L’Europe est aussi la région du monde où les différences de revenus sont les plus faibles. Elle bat la Chine communiste et ratatine les USA. Et bien que leurs revenus soient inférieurs à ceux des Américains, les citoyens de plusieurs pays de l’UE ont un patrimoine médian plus élevé qu’eux : Luxembourg, Belgique, Danemark, France, Pays-Bas et Italie.

 

L’Union européenne est une superpuissance économique

Avec 15,2 % du PIB mondial, l’Union européenne est d’ailleurs la troisième économie mondiale en 2021 (en SPA — Standard de Pouvoir d’Achat), derrière la Chine (18 %) et juste derrière les USA (15,5 %). C’est aussi la deuxième puissance mondiale en PIB par habitant ($ SPA), derrière les États-Unis.

Elle est toujours le premier exportateur mondial de biens manufacturés et de services selon la Commission européenne. Et elle compte pour 13,7 % du commerce mondial, derrière la Chine (18,2 %), mais devant les États-Unis (10,4 %).
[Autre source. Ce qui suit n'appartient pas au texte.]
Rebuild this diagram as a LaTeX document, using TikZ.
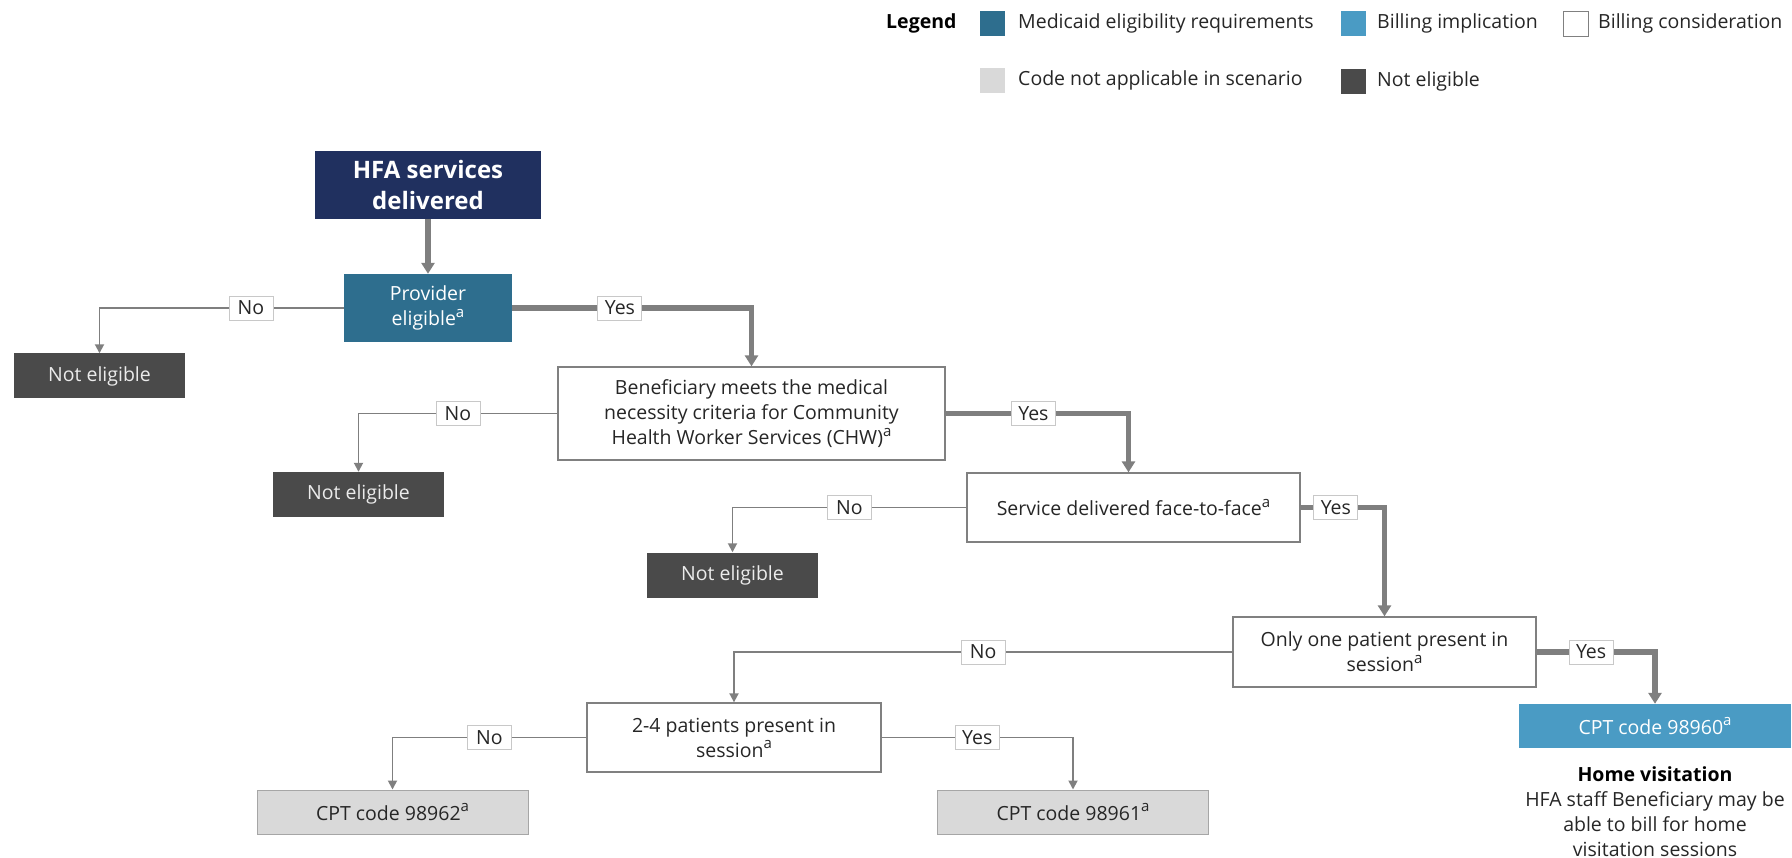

L’Europe ne s’est pas contentée de survivre économiquement aux deux guerres mondiales qui l’ont ravagée et à la décolonisation qui a fort heureusement démembré plusieurs de ses empires. Son taux de productivité a même progressé depuis, tout en offrant des avantages sociaux toujours plus pointus, inimaginables aux États-Unis.

 

L’Union européenne est un vecteur de progrès

La décolonisation à peine amortie, l’Union européenne a aussi intégré et soutenu des économies ratiboisées par le communisme : RDA, Tchéquie et Slovaquie, Hongrie, Pologne, les pays baltes, ainsi que d’autres États très en retard économiquement (Roumanie, Bulgarie, Slovénie, Croatie), dont certains performent étonnamment. La Slovaquie a multiplié son PIB par 10 en 35 ans. Elle est désormais le premier producteur automobile mondial par habitant. La Croatie et la Slovénie ont dépassé la triplette. Lors de son entrée dans l’UE, en 2004, la Pologne enregistrait un PIB de 6 181 $ par habitant (PPA en $ internationaux courants). Il avait triplé neuf ans plus tard, malgré la crise de 2008. Ce PIB dépasse aujourd’hui les 46 500 $. Dans le même temps, le taux de chômage polonais est passé de 18,6 % à 3 %.
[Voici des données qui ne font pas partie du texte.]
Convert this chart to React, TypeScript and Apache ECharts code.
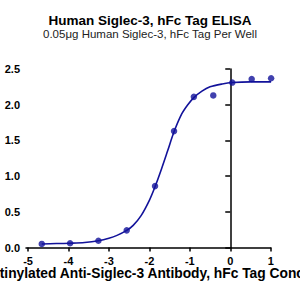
import React, { useEffect, useRef } from "react";
import * as echarts from "echarts";

const pointX = [-4.66, -3.96, -3.26, -2.56, -1.86, -1.39, -0.9, -0.42, 0.05, 0.53, 1.01];
const pointY = [0.05, 0.06, 0.095, 0.24, 0.86, 1.63, 2.11, 2.13, 2.31, 2.36, 2.37];

const curveX = [-4.66, -4.3, -3.96, -3.6, -3.26, -3.0, -2.8, -2.56, -2.4, -2.2, -2.0, -1.86, -1.7, -1.55, -1.39, -1.2, -1.05, -0.9, -0.7, -0.5, -0.2, 0.05, 0.5, 1.01];
const curveY = [0.05, 0.055, 0.06, 0.07, 0.095, 0.13, 0.17, 0.24, 0.31, 0.45, 0.66, 0.85, 1.1, 1.35, 1.62, 1.87, 2.0, 2.1, 2.19, 2.25, 2.29, 2.31, 2.32, 2.32];

const xTicks = [-5, -4, -3, -2, -1, 0, 1];

const title = "Human Siglec-3, hFc Tag ELISA";
const subtitle = "0.05μg Human Siglec-3, hFc Tag Per Well";
const xTitle = "Biotinylated Anti-Siglec-3 Antibody, hFc Tag Conc.(log μg/ml)";

const FONT = "'Liberation Sans', Arial, sans-serif";
const BLUE = "#12129a";

export default function App() {
  const ref = useRef<HTMLDivElement>(null);
  useEffect(() => {
    if (!ref.current) return;
    const chart = echarts.init(ref.current, undefined, { renderer: "svg" });
    chart.setOption({
      animation: false,
      backgroundColor: "#ffffff",
      grid: { left: 26, right: 29.3, top: 69, bottom: 52.5, containLabel: false },
      xAxis: {
        type: "value",
        min: -5.05,
        max: 1,
        interval: 1,
        axisLine: { show: true, onZero: false, lineStyle: { color: "#000", width: 1.5 } },
        axisTick: { show: true, length: 4, lineStyle: { color: "#000", width: 1.5 }, customValues: xTicks },
        axisLabel: {
          color: "#000",
          fontFamily: FONT,
          fontWeight: "bold",
          fontSize: 11,
          margin: 8,
          customValues: xTicks,
          formatter: (v: number) => String(v),
        },
        splitLine: { show: false },
      },
      yAxis: {
        type: "value",
        min: 0,
        max: 2.5,
        interval: 0.5,
        axisLine: { show: true, lineStyle: { color: "#000", width: 1.5 } },
        axisTick: { show: true, length: 5, lineStyle: { color: "#000", width: 1.5 } },
        axisLabel: {
          color: "#000",
          fontFamily: FONT,
          fontWeight: "bold",
          fontSize: 11,
          margin: 6,
          formatter: (v: number) => v.toFixed(1),
        },
        splitLine: { show: false },
      },
      series: [
        {
          type: "line",
          data: curveX.map((x, i) => [x, curveY[i]]),
          smooth: 0.3,
          showSymbol: false,
          symbol: "none",
          clip: false,
          lineStyle: { color: BLUE, width: 1.6 },
          z: 2,
        },
        {
          type: "scatter",
          data: pointX.map((x, i) => [x, pointY[i]]),
          symbol: "circle",
          symbolSize: 6.5,
          clip: false,
          itemStyle: { color: BLUE },
          z: 3,
        },
      ],
      graphic: [
        {
          type: "text",
          x: 150,
          y: 20,
          style: {
            text: title,
            fontFamily: FONT,
            fontWeight: "bold",
            fontSize: 13.5,
            fill: "#000",
            textAlign: "center",
            textVerticalAlign: "middle",
          },
        },
        {
          type: "text",
          x: 150,
          y: 34,
          style: {
            text: subtitle,
            fontFamily: FONT,
            fontSize: 11.5,
            fill: "#222",
            textAlign: "center",
            textVerticalAlign: "middle",
          },
        },
        {
          type: "text",
          x: -22.5,
          y: 273,
          style: {
            text: xTitle,
            fontFamily: FONT,
            fontWeight: "bold",
            fontSize: 13.8,
            fill: "#000",
            textAlign: "left",
            textVerticalAlign: "middle",
          },
        },
      ],
    });
    return () => chart.dispose();
  }, []);
  return <div ref={ref} style={{ width: 300, height: 300, position: "absolute", left: 0, top: 0 }} />;
}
Enfin, à côté de l’Union européenne, rappelons que la Russie est un nabot économique. Avec 2 000 milliards de dollars courants, son PIB n’atteint pas la moitié de celui de l’Allemagne (40 % moins peuplée), et plafonne aux deux tiers de celui de la France (plus de deux fois moins peuplée). Quatre pays européens, dont trois sont membres de l’UE, ont un PIB plus important qu’elle. L’Union européenne elle-même est plus de neuf fois plus performante (18,590 milliards). Et la zone euro seule, près de huit fois.

Bien sûr, les États-Unis dominent toujours de loin, selon la Banque mondiale, avec un PIB de 27,720 milliards de dollars en 2023. Mais l’Union européenne est toujours bonne deuxième, devant la Chine. Si un Suisse est déjà fier de son 39e PIB mondial (nominal), si un Canadien pense son 17e PIB remarquable, pourquoi diable les Européens restent-ils si peu fiers, que dis-je, si peu esbaudis, enchantés, ébouriffés, de leur deuxième place ?

 

Le patriotisme européen est une nécessité

Devant un bilan aussi impressionnant, il est plus que raisonnable d’assumer la fierté d’être unioneuropéens. De se rassembler sous ce drapeau avant tout autre. D’être un tout petit peu plus patriotes, dans le meilleur sens du terme.

De devenir des gens qui descendraient dans la rue pour soutenir la résistance de la Commission à l’agression trumpienne. Des gens qui mettraient de côté leurs râleries constantes — et souvent de principe — pour regarder l’Europe comme une patrie incroyablement productive et formidablement protectrice, malgré tous ses défauts.

Parce qu’elle s’est construite pour peser dans l’aventure mondiale. Qu’elle pèse toujours. Et que le moment est venu de l’assumer. De brandir son drapeau. De prendre exemple sur les Canadiens. D’être beaucoup plus européens. Et beaucoup moins défaitistes.

Parce que nous sommes déjà dans une zone de combat et qu’on ne gagne pas un combat en se faisant modeste. Et encore moins en se disant qu’il est perdu d’avance.